Dieser Trip ist als Roman mit seiner barocken Anmutung eine schwierige Lektüre (die deutsche Übersetzung verfasste Ulrich Blumenbach). Die Inszenierung von Christine Eder aber strapaziert die Ausdauer von fünf zum Entzücken engagierten Darstellern total. In fast dreieinhalb Stunden (ohne Pause!) vollführen sie bei der Erstaufführung am Mittwoch in der Wiener Garage X in mehrfachen Rollen einen tollen sprachlichen Sprint durch diese Unendlichkeit von Sucht, Missbrauch, Gewalt und Einsamkeit.

Lustvoll zelebrierte Travestien
Ein Wechselbad: Die Dramatisierung ist halbherzig, weil sie zu viel will.

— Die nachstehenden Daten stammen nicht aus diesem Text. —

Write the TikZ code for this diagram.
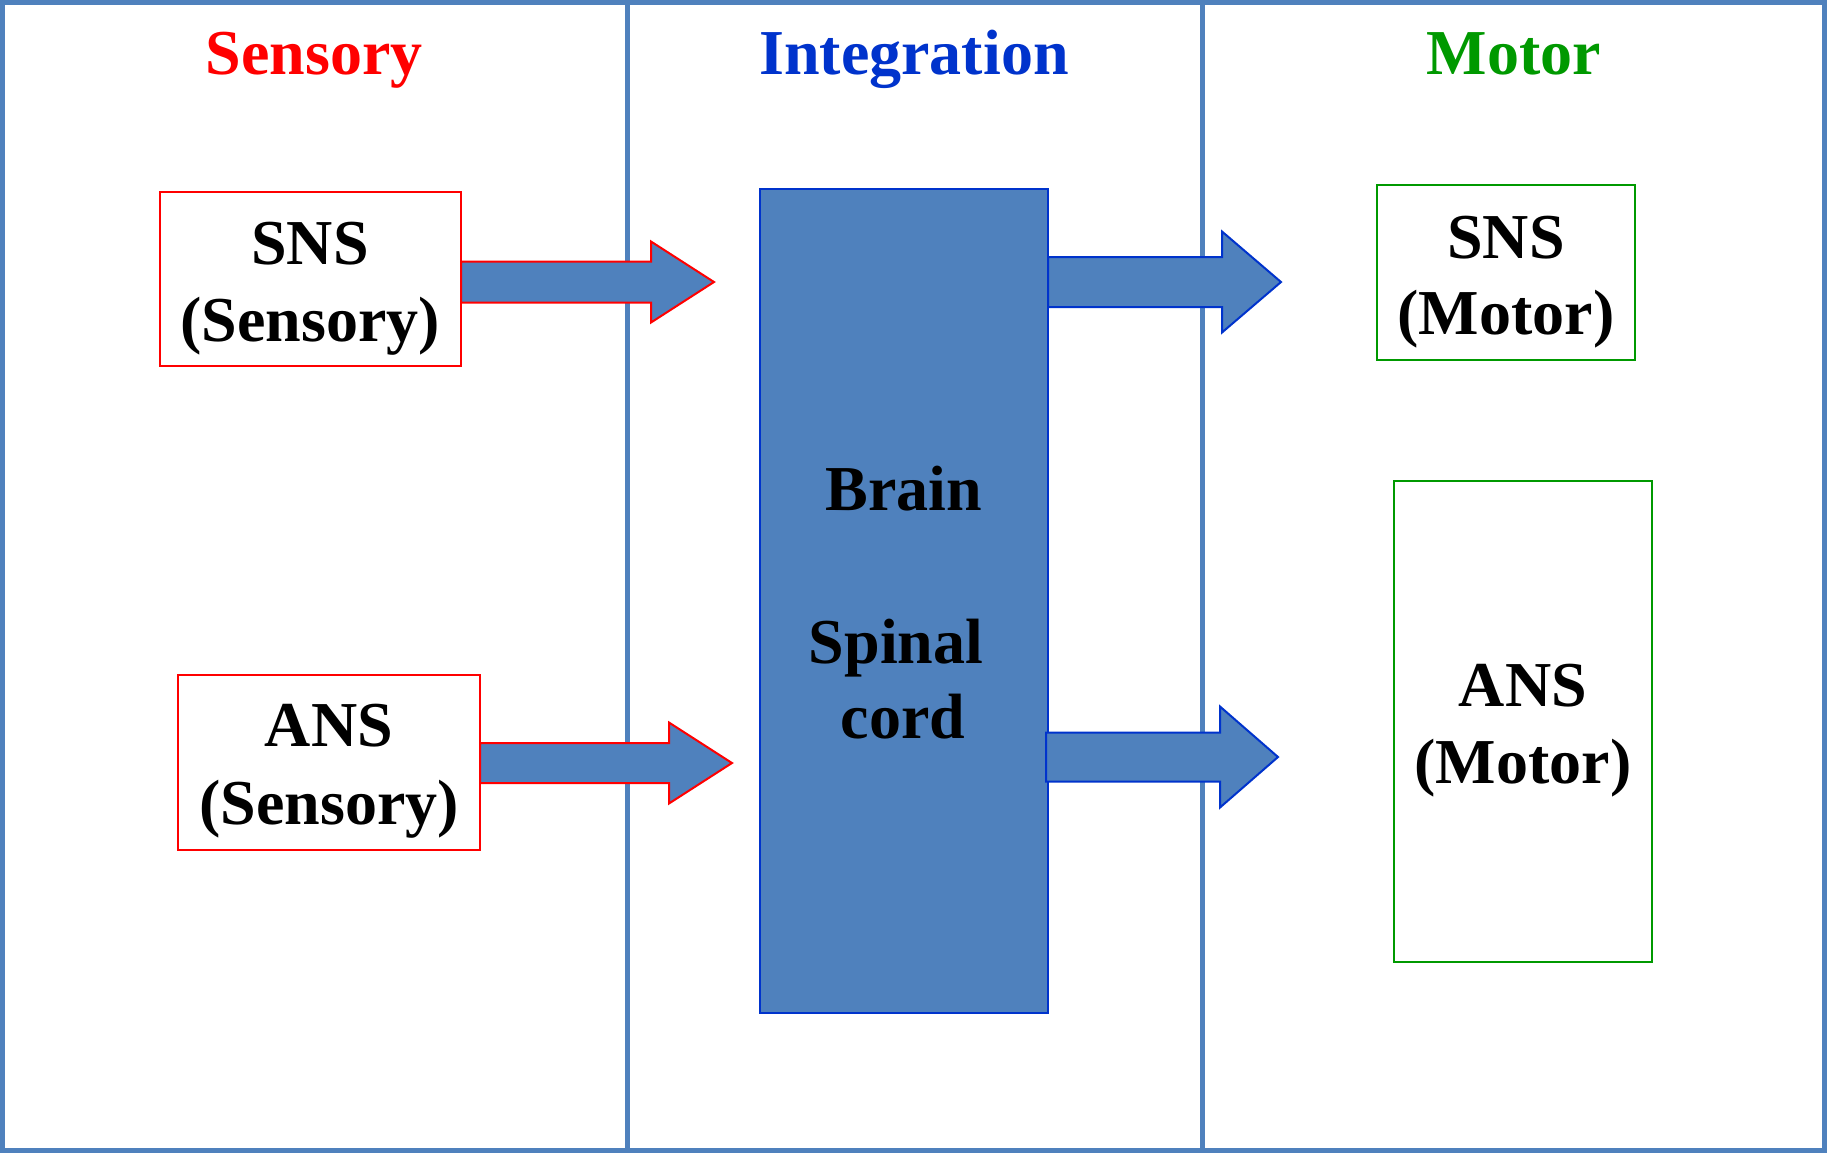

Vielleicht hätte die karge Ausstattung von Monika Rovan Vorbild sein sollen: fünf Sessel, ein Maschendrahtzaun, in dem Tennisbälle stecken, ein Rollstuhl. Dazu Plunder, Perücken, Anarcho-Masken (für Separatisten).

Ein Beamer. Mehr bedarf's nicht fürs totale Chaos. Mehr Mut zur Lücke hätte mehr Spaß am Absurden bedeutet. Manches wirkt noch wie eine szenische Lesung, in der erst Sinn erspürt werden muss, aber wenn Tim Breyvogel, Bernhard Dechant oder Karim Chérif ihr komödiantisches Können aufblitzen lassen, wenn Julia Jelinek oder Thomas Feichtinger richtig in Fahrt kommen, der eine das referiert, was der andere zugleich vorzeigt, wenn sie alle lustvoll Travestien zelebrieren oder Sketches spielen, die ganz spontan wirken, dann ergibt das Fasching auf sehr hohem Niveau.

An scheinbar mühelosen Szenen, die oft in einem schwindelerregenden Stakkato gipfeln, erkennt man, wie intensiv sich dieses Team auf einen aberwitzigen und komplexen Text eingelassen hat. Allein dafür hat es sich den enthusiastischen Applaus bei der Premiere verdient.